Moreno leads Mandarin with 16 goals in 20 games this year. He says this is the best year of his soccer-playing life because he has won individual awards before, but this year he’s won trophies with teammates.
Moreno scored a goal in Mandarin’s 5-1 win over Atlantic Coast in the Gateway Conference tournament final on Jan. 12. He produced a goal and an assist on Jan. 31 when the Mustangs beat Creekside 3-0 to win the District 1-7A championship.
Moreno was not comfortable conducting an interview in English. But sophomore Abraham Coba translated for him: “It’s good because I finally won a trophy with a team that I feel part of, like a family.”
Moreno’s twin brother, Jose, scored Tuesday’s opener with 16 minutes remaining.
Eddy ran like an unbridled Mustang during his 15-minute second-half cameo at center forward. He harassed Boone’s players into risky passes and never let them get comfortable on the ball.

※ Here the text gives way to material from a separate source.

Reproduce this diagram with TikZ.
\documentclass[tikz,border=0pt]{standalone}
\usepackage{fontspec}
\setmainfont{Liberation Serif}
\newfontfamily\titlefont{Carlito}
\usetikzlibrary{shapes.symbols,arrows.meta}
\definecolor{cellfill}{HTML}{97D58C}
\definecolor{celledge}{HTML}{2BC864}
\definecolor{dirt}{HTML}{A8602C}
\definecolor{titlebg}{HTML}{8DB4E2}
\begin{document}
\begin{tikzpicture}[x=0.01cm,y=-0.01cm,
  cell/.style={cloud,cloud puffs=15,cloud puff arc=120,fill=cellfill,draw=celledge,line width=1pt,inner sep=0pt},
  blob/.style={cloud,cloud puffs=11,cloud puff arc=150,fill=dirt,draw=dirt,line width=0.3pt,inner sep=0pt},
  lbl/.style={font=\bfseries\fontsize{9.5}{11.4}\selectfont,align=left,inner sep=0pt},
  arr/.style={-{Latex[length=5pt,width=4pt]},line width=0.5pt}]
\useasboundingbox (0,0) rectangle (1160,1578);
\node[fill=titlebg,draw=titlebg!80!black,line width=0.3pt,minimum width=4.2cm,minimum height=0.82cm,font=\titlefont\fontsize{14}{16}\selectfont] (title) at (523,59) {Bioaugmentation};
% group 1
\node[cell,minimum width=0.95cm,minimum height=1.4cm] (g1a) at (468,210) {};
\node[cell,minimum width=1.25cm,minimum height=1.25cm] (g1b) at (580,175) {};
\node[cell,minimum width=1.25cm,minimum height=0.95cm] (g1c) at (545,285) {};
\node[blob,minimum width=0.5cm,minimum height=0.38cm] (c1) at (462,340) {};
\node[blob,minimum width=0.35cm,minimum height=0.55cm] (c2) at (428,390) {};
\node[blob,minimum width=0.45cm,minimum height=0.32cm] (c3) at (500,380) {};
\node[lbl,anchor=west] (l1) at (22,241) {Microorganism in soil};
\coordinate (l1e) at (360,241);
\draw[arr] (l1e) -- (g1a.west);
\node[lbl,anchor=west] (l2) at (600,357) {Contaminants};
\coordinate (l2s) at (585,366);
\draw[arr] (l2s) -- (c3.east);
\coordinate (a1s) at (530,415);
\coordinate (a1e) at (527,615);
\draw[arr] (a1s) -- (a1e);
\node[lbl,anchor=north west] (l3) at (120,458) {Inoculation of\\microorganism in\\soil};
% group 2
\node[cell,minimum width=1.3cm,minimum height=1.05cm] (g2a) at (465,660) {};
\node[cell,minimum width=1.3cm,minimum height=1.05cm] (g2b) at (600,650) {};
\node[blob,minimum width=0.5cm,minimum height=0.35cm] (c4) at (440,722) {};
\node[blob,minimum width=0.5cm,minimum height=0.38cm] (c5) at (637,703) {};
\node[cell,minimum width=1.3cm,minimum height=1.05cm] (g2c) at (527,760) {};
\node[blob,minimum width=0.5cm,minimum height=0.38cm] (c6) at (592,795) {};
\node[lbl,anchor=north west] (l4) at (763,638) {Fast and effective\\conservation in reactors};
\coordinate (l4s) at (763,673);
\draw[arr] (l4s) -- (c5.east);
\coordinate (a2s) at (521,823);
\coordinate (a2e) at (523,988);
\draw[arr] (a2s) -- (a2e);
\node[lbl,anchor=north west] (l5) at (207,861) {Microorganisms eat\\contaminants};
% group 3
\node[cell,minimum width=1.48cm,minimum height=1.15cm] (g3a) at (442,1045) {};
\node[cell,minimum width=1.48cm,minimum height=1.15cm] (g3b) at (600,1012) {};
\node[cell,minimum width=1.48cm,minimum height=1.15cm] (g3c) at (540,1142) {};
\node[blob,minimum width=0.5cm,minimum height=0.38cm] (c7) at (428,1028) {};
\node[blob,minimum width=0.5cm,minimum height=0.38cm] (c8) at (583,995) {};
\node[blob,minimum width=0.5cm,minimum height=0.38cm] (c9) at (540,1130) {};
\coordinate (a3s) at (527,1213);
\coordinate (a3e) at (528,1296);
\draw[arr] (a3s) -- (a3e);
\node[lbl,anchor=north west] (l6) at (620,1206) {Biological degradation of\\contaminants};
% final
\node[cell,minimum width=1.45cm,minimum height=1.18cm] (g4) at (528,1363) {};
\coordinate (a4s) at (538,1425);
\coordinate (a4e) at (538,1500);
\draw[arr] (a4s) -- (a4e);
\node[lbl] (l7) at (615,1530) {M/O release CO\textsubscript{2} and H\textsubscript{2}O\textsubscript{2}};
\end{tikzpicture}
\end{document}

Eddy’s relentless running forced Boone to play a ball near its own goal line that its defenders tried to shield out of bounds. Boone turned the ball over in the penalty area, Jose Moreno ran onto the loose ball and finished.
Moreno sprinted toward the touchline to be mobbed by his teammates.
Tuesday’s opener embodied this year’s Mustangs: Fantastic fitness, extreme effort, collective celebration.
Mandarin’s second showcased something the squad has in abundance – skill and touch.
Boone equalized in the 67th minute on a Ricardo Guerra penalty kick. Mandarin never bowed, despite their season hanging in the balance.
A series of one-touch passes helped Mandarin scythe through Boone’s midfield. Emir Trto gathered possession on the edge of the penalty area and found a way to finish.
At halftime, Cooley told the team to find a moment and make the most of it. He told them that there were goals to be had, but the Mustangs had to “have the self-belief that you will bang it into the back of the net, run around and celebrate.”
That’s what Trto did when he scored his seventh goal of the season in the 71st minute.
Mandarin’s second goal lifted the spirit of a team that was forced to live with the shock of losing in the first round of the playoffs in 2023.
There are no guarantees that Mandarin will win its first state championship in boys’ soccer. Varsity soccer is a sport where a team can play poorly for 79 minutes and use one moment of magic to shock their opponent.
Michael Burns says this year’s Mandarin squad doesn’t rely on individual brilliance this year. Burns has Peruvian heritage and visited the country a half-dozen times.
This year, Moreno and Goldsberry are the only players with 10 or more goals. And there are six others who have scored at least five goals for the Mustangs.
Mandarin is 36-1-3 over the last two seasons. They are four games away from their ultimate goal.
After Tuesday’s win, Mandarin midfielder Omar Trto smiled at the thought of his younger brother scoring the winner.
“I love him so much. And, he knows whenever I get angry at him, it’s just to show my love, to push him. I’m glad he got to build his confidence up and I’m glad that he got the winner. We’re moving on, baby!” he says.
The Trto brothers were born in Bosnia. Omar says he speaks English, Serbian, Croatian, Bosnian and Montenegrin.
Omar says he is learning Spanish. His lessons from Mandarin foreign language teacher Carmen Nye are complimented by the language immersion every day at practice.
“It’s a part of football. I like all different cultures, because I get to meet new cultures. I get to meet new languages and I get to express my languages,” Trto says. “It’s honestly brilliant. I really love it. I’d rather have so many heritages than stick with one heritage. …We enjoy it. And, we’re all brothers from different cultures.”